坂神電気鉄道グループからは、鉄道として再出願を求める意見もあったが、せっかく得た特許を返上しては計画が遅れるばかりか、再度特許を得られる見込みもなかったため、軌道のまま計画を進めることになった。
乗客の要望に応えるために
堂々とスピード違反
しかし、阪神は電車による都市間輸送を諦めなかった。軌道条例の枠の中で可能性を追求するため、インターアーバン(都市間電気鉄道)が隆盛を極めていたアメリカに技師を派遣し、最新の技術、営業制度を研究した。
今ではニューヨークなど大都市の地下鉄を除き自動車と航空機が交通の中心を占めるが、当時は郊外に多数の電鉄会社があり、「日本独自の私鉄ビジネスモデル」とされる経営手法も、多くは先行するアメリカを範に取ったものであった。
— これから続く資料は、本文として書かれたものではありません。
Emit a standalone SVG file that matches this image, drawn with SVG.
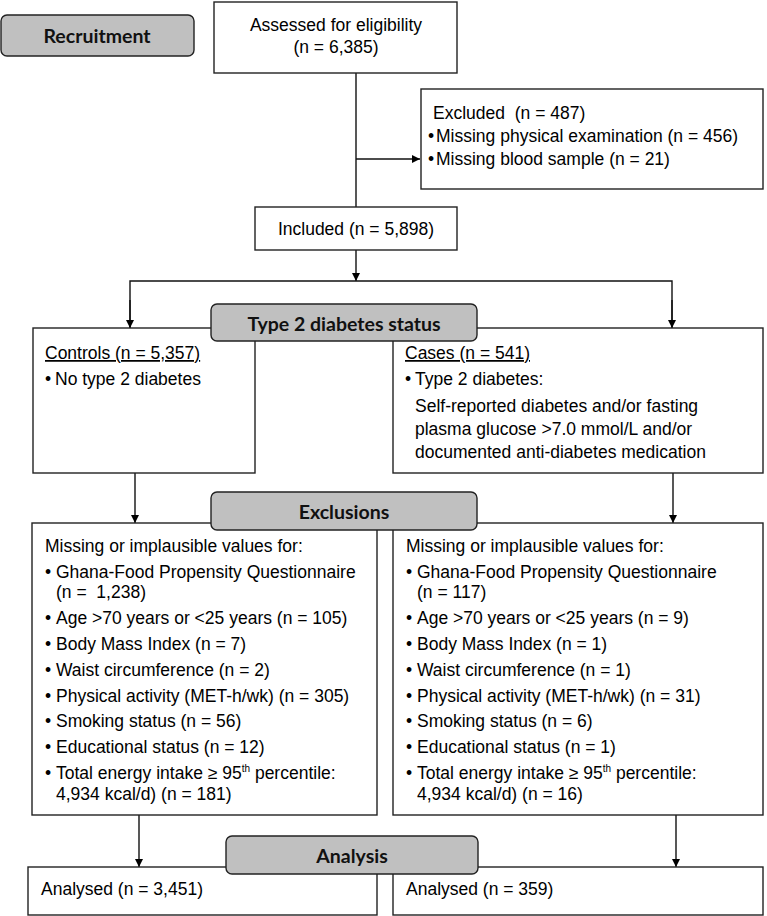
<svg xmlns="http://www.w3.org/2000/svg" width="767" height="916" viewBox="0 0 767 916">
<defs>
<marker id="ah" viewBox="0 0 10 10" refX="10" refY="5" markerWidth="8" markerHeight="8" markerUnits="userSpaceOnUse" orient="auto"><path d="M0,0 L10,5 L0,10 z" fill="#000"/></marker>
</defs>
<style>
.box{fill:#fff;stroke:#222;stroke-width:1.4}
.lab{fill:#c0c0c0;stroke:#222;stroke-width:1.4}
.t{font-family:"Liberation Sans",Arial,sans-serif;font-size:17.5px;fill:#000;white-space:pre}
.b{font-family:Lato,"Open Sans",sans-serif;font-weight:bold;font-size:19.5px;fill:#111;text-anchor:middle}
.c{fill:none;stroke:#111;stroke-width:1.4}
.m{text-anchor:middle}
</style>
<rect width="767" height="916" fill="#fff"/>
<g id="connectors">
<path class="c" d="M356,73 V207"/>
<path class="c" d="M356,159 H420" marker-end="url(#ah)"/>
<path class="c" d="M356,250 V281" marker-end="url(#ah)"/>
<path class="c" d="M130,328 V281 H672 V328"/>
<path class="c" d="M130,300 V328" marker-end="url(#ah)"/>
<path class="c" d="M672,300 V328" marker-end="url(#ah)"/>
<path class="c" d="M135,473 V523" marker-end="url(#ah)"/>
<path class="c" d="M673,473 V523" marker-end="url(#ah)"/>
<path class="c" d="M139,815 V867" marker-end="url(#ah)"/>
<path class="c" d="M676,815 V867" marker-end="url(#ah)"/>
</g>
<g id="recruitment"><rect class="lab" x="1" y="15" width="193" height="41" rx="6"/><text class="b" x="97" y="43">Recruitment</text></g>
<g id="assessed"><rect class="box" x="214" y="2" width="243" height="71"/><text class="t m" x="336" y="31">Assessed for eligibility</text><text class="t m" x="336" y="53">(n = 6,385)</text></g>
<g id="excluded"><rect class="box" x="421" y="89" width="342" height="100"/>
<text class="t" x="433" y="119">Excluded  (n = 487)</text>
<text class="t" x="428" y="142">•<tspan x="436">Missing physical examination (n = 456)</tspan></text>
<text class="t" x="428" y="165">•<tspan x="436">Missing blood sample (n = 21)</tspan></text></g>
<g id="included"><rect class="box" x="255" y="207" width="202" height="43"/><text class="t m" x="356" y="235">Included (n = 5,898)</text></g>
<g id="controls"><rect class="box" x="33" y="328" width="222" height="145"/>
<text class="t" x="45" y="359" text-decoration="underline">Controls (n = 5,357)</text>
<text class="t" x="45" y="385">•<tspan x="55">No type 2 diabetes</tspan></text></g>
<g id="cases"><rect class="box" x="393" y="328" width="370" height="145"/>
<text class="t" x="405" y="359" text-decoration="underline">Cases (n = 541)</text>
<text class="t" x="405" y="385">•<tspan x="415">Type 2 diabetes:</tspan></text>
<text class="t" x="415" y="412">Self-reported diabetes and/or fasting</text>
<text class="t" x="415" y="435">plasma glucose &gt;7.0 mmol/L and/or</text>
<text class="t" x="415" y="458">documented anti-diabetes medication</text></g>
<g id="t2status"><rect class="lab" x="211" y="304" width="266" height="37" rx="6"/><text class="b" x="344" y="331">Type 2 diabetes status</text></g>
<g id="excl-left"><rect class="box" x="32" y="523" width="345" height="292"/>
<text class="t" x="45" y="552">Missing or implausible values for:</text>
<text class="t" x="45" y="578">•<tspan x="56">Ghana-Food Propensity Questionnaire</tspan></text>
<text class="t" x="56" y="598">(n =  1,238)</text>
<text class="t" x="45" y="624">•<tspan x="56">Age &gt;70 years or &lt;25 years (n = 105)</tspan></text>
<text class="t" x="45" y="650">•<tspan x="56">Body Mass Index (n = 7)</tspan></text>
<text class="t" x="45" y="676">•<tspan x="56">Waist circumference (n = 2)</tspan></text>
<text class="t" x="45" y="702">•<tspan x="56">Physical activity (MET-h/wk) (n = 305)</tspan></text>
<text class="t" x="45" y="727">•<tspan x="56">Smoking status (n = 56)</tspan></text>
<text class="t" x="45" y="753">•<tspan x="56">Educational status (n = 12)</tspan></text>
<text class="t" x="45" y="779">•<tspan x="56">Total energy intake ≥ 95</tspan><tspan font-size="10" dy="-7">th</tspan><tspan dy="7"> percentile:</tspan></text>
<text class="t" x="56" y="800">4,934 kcal/d) (n = 181)</text></g>
<g id="excl-right"><rect class="box" x="393" y="523" width="370" height="292"/>
<text class="t" x="406" y="552">Missing or implausible values for:</text>
<text class="t" x="406" y="578">•<tspan x="417">Ghana-Food Propensity Questionnaire</tspan></text>
<text class="t" x="417" y="598">(n = 117)</text>
<text class="t" x="406" y="624">•<tspan x="417">Age &gt;70 years or &lt;25 years (n = 9)</tspan></text>
<text class="t" x="406" y="650">•<tspan x="417">Body Mass Index (n = 1)</tspan></text>
<text class="t" x="406" y="676">•<tspan x="417">Waist circumference (n = 1)</tspan></text>
<text class="t" x="406" y="702">•<tspan x="417">Physical activity (MET-h/wk) (n = 31)</tspan></text>
<text class="t" x="406" y="727">•<tspan x="417">Smoking status (n = 6)</tspan></text>
<text class="t" x="406" y="753">•<tspan x="417">Educational status (n = 1)</tspan></text>
<text class="t" x="406" y="779">•<tspan x="417">Total energy intake ≥ 95</tspan><tspan font-size="10" dy="-7">th</tspan><tspan dy="7"> percentile:</tspan></text>
<text class="t" x="417" y="800">4,934 kcal/d) (n = 16)</text></g>
<g id="exclusions"><rect class="lab" x="211" y="492" width="266" height="38" rx="6"/><text class="b" x="344" y="519">Exclusions</text></g>
<g id="analysed-left"><rect class="box" x="28" y="867" width="349" height="48"/><text class="t" x="41" y="895">Analysed (n = 3,451)</text></g>
<g id="analysed-right"><rect class="box" x="393" y="867" width="370" height="48"/><text class="t" x="406" y="895">Analysed (n = 359)</text></g>
<g id="analysis"><rect class="lab" x="226" y="836" width="252" height="38" rx="6"/><text class="b" x="352" y="863">Analysis</text></g>
</svg>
路面電車に厳しい速度制限が課されているのは、道路を共有する人や車両の安全を確保するためだ。併用軌道区間を縮小し、人の立ち入らない専用軌道の比率を高めれば高速運転の可能性がある。
前述の通り、軌道は原則として道路上に線路を敷設しなければならない。特別な許可を得た場合は専用軌道を設置してもよいということになっていたが、あくまでも例外である。法令の趣旨を踏まえれば、併用軌道が主、専用軌道は従でなければならない。
ところが、そこに思わぬ助け舟が出た。内務省の土木官僚であり、逓信次官(当時、鉄道は逓信省の所管だった)の古市公威が「軌道のどこかが道路上にあればよい」との解釈を示したことで、軌道ながら併用軌道を従とすることが認められ、路線長約32キロのうち約27キロが専用軌道となった。
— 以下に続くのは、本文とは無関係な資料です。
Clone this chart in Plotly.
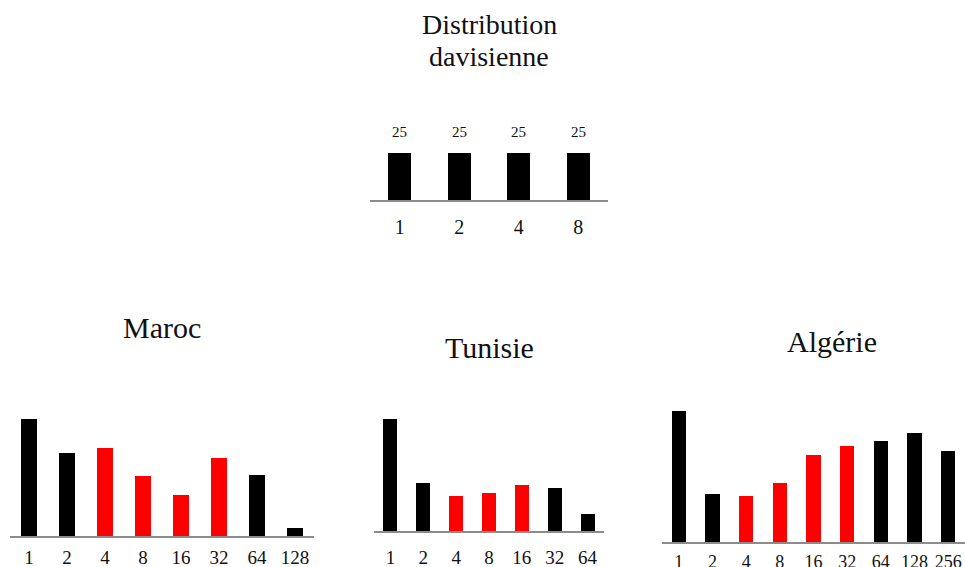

こうして阪神は、当時の鉄道計画としては異例となる12年もの「懐妊期間」を経て1905年4月、神戸三宮と大阪出入橋(現在の梅田~福島間に位置した仮の始発駅)間に開業した。
当初、大阪~神戸間を12分間隔で所要時間90分だったが、翌5月には10分間隔で80分、9月には9分間隔で72分と段階的にスピードアップした。官設鉄道は同区間を50分程度で結んでいたが、運転本数は1時間に1本もなかったので阪神に太刀打ちできなかった。